Output all records precisely as written.
**** DATA SUPPLIED
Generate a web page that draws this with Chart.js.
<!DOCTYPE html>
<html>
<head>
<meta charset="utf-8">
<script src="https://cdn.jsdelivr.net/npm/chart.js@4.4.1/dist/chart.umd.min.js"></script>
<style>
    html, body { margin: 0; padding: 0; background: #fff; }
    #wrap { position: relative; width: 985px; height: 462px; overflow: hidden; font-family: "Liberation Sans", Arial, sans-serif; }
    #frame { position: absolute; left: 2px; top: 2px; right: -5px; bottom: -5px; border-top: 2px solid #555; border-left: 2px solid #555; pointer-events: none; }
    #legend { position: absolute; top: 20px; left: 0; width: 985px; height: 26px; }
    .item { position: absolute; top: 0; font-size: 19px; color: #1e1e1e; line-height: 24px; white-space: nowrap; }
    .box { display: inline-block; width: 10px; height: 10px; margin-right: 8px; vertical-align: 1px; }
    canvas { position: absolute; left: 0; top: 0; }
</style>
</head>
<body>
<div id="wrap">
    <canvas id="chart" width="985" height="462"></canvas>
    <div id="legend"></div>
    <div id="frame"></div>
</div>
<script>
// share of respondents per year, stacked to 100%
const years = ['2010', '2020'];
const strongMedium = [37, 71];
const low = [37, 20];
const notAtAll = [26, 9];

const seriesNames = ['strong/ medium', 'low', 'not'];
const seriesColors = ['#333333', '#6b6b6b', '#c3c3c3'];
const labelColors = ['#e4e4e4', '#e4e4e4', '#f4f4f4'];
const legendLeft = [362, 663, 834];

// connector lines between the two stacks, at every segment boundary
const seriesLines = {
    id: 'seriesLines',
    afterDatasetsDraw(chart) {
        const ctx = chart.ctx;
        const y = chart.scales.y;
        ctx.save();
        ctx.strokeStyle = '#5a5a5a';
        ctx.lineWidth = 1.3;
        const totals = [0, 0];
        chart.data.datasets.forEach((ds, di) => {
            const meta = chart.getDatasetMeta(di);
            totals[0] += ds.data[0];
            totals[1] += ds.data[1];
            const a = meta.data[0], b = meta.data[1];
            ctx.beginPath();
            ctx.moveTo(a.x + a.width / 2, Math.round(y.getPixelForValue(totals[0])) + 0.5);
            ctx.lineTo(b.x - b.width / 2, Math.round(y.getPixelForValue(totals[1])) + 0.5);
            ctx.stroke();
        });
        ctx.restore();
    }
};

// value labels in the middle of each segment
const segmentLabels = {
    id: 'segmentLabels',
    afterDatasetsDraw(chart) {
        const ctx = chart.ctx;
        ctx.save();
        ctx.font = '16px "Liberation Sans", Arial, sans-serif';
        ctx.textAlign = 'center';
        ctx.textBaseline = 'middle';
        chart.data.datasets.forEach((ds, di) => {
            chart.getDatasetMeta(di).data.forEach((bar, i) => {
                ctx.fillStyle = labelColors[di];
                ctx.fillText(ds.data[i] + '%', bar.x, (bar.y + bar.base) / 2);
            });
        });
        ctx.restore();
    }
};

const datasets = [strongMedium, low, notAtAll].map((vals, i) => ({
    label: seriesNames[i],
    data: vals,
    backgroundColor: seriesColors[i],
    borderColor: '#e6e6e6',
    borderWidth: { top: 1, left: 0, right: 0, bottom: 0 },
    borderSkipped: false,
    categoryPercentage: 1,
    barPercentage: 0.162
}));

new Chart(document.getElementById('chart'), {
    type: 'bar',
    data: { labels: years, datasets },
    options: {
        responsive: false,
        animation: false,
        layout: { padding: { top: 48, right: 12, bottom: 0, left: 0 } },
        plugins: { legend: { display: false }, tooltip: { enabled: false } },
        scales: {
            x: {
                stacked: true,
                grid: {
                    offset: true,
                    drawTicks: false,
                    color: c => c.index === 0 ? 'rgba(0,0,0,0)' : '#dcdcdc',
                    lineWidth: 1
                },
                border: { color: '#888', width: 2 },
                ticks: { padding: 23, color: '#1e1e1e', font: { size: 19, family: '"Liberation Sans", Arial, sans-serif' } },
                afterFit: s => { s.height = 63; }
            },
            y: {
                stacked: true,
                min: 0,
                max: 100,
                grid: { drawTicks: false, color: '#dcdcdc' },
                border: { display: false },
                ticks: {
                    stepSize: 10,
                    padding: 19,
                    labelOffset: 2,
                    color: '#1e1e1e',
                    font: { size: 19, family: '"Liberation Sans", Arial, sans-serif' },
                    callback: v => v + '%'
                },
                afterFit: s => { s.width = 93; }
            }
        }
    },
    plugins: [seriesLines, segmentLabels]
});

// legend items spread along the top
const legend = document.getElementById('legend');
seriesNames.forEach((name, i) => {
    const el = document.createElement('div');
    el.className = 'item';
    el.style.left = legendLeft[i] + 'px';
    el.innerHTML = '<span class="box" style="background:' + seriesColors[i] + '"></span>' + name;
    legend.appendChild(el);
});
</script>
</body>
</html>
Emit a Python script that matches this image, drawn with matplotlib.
********
THE COMPLETED TASK:
Generate a web page that draws this with Chart.js.
<!DOCTYPE html>
<html>
<head>
<meta charset="utf-8">
<script src="https://cdn.jsdelivr.net/npm/chart.js@4.4.1/dist/chart.umd.min.js"></script>
<style>
    html, body { margin: 0; padding: 0; background: #fff; }
    #wrap { position: relative; width: 985px; height: 462px; overflow: hidden; font-family: "Liberation Sans", Arial, sans-serif; }
    #frame { position: absolute; left: 2px; top: 2px; right: -5px; bottom: -5px; border-top: 2px solid #555; border-left: 2px solid #555; pointer-events: none; }
    #legend { position: absolute; top: 20px; left: 0; width: 985px; height: 26px; }
    .item { position: absolute; top: 0; font-size: 19px; color: #1e1e1e; line-height: 24px; white-space: nowrap; }
    .box { display: inline-block; width: 10px; height: 10px; margin-right: 8px; vertical-align: 1px; }
    canvas { position: absolute; left: 0; top: 0; }
</style>
</head>
<body>
<div id="wrap">
    <canvas id="chart" width="985" height="462"></canvas>
    <div id="legend"></div>
    <div id="frame"></div>
</div>
<script>
// share of respondents per year, stacked to 100%
const years = ['2010', '2020'];
const strongMedium = [37, 71];
const low = [37, 20];
const notAtAll = [26, 9];

const seriesNames = ['strong/ medium', 'low', 'not'];
const seriesColors = ['#333333', '#6b6b6b', '#c3c3c3'];
const labelColors = ['#e4e4e4', '#e4e4e4', '#f4f4f4'];
const legendLeft = [362, 663, 834];

// connector lines between the two stacks, at every segment boundary
const seriesLines = {
    id: 'seriesLines',
    afterDatasetsDraw(chart) {
        const ctx = chart.ctx;
        const y = chart.scales.y;
        ctx.save();
        ctx.strokeStyle = '#5a5a5a';
        ctx.lineWidth = 1.3;
        const totals = [0, 0];
        chart.data.datasets.forEach((ds, di) => {
            const meta = chart.getDatasetMeta(di);
            totals[0] += ds.data[0];
            totals[1] += ds.data[1];
            const a = meta.data[0], b = meta.data[1];
            ctx.beginPath();
            ctx.moveTo(a.x + a.width / 2, Math.round(y.getPixelForValue(totals[0])) + 0.5);
            ctx.lineTo(b.x - b.width / 2, Math.round(y.getPixelForValue(totals[1])) + 0.5);
            ctx.stroke();
        });
        ctx.restore();
    }
};

// value labels in the middle of each segment
const segmentLabels = {
    id: 'segmentLabels',
    afterDatasetsDraw(chart) {
        const ctx = chart.ctx;
        ctx.save();
        ctx.font = '16px "Liberation Sans", Arial, sans-serif';
        ctx.textAlign = 'center';
        ctx.textBaseline = 'middle';
        chart.data.datasets.forEach((ds, di) => {
            chart.getDatasetMeta(di).data.forEach((bar, i) => {
                ctx.fillStyle = labelColors[di];
                ctx.fillText(ds.data[i] + '%', bar.x, (bar.y + bar.base) / 2);
            });
        });
        ctx.restore();
    }
};

const datasets = [strongMedium, low, notAtAll].map((vals, i) => ({
    label: seriesNames[i],
    data: vals,
    backgroundColor: seriesColors[i],
    borderColor: '#e6e6e6',
    borderWidth: { top: 1, left: 0, right: 0, bottom: 0 },
    borderSkipped: false,
    categoryPercentage: 1,
    barPercentage: 0.162
}));

new Chart(document.getElementById('chart'), {
    type: 'bar',
    data: { labels: years, datasets },
    options: {
        responsive: false,
        animation: false,
        layout: { padding: { top: 48, right: 12, bottom: 0, left: 0 } },
        plugins: { legend: { display: false }, tooltip: { enabled: false } },
        scales: {
            x: {
                stacked: true,
                grid: {
                    offset: true,
                    drawTicks: false,
                    color: c => c.index === 0 ? 'rgba(0,0,0,0)' : '#dcdcdc',
                    lineWidth: 1
                },
                border: { color: '#888', width: 2 },
                ticks: { padding: 23, color: '#1e1e1e', font: { size: 19, family: '"Liberation Sans", Arial, sans-serif' } },
                afterFit: s => { s.height = 63; }
            },
            y: {
                stacked: true,
                min: 0,
                max: 100,
                grid: { drawTicks: false, color: '#dcdcdc' },
                border: { display: false },
                ticks: {
                    stepSize: 10,
                    padding: 19,
                    labelOffset: 2,
                    color: '#1e1e1e',
                    font: { size: 19, family: '"Liberation Sans", Arial, sans-serif' },
                    callback: v => v + '%'
                },
                afterFit: s => { s.width = 93; }
            }
        }
    },
    plugins: [seriesLines, segmentLabels]
});

// legend items spread along the top
const legend = document.getElementById('legend');
seriesNames.forEach((name, i) => {
    const el = document.createElement('div');
    el.className = 'item';
    el.style.left = legendLeft[i] + 'px';
    el.innerHTML = '<span class="box" style="background:' + seriesColors[i] + '"></span>' + name;
    legend.appendChild(el);
});
</script>
</body>
</html>
Emit a Python script that matches this image, drawn with matplotlib.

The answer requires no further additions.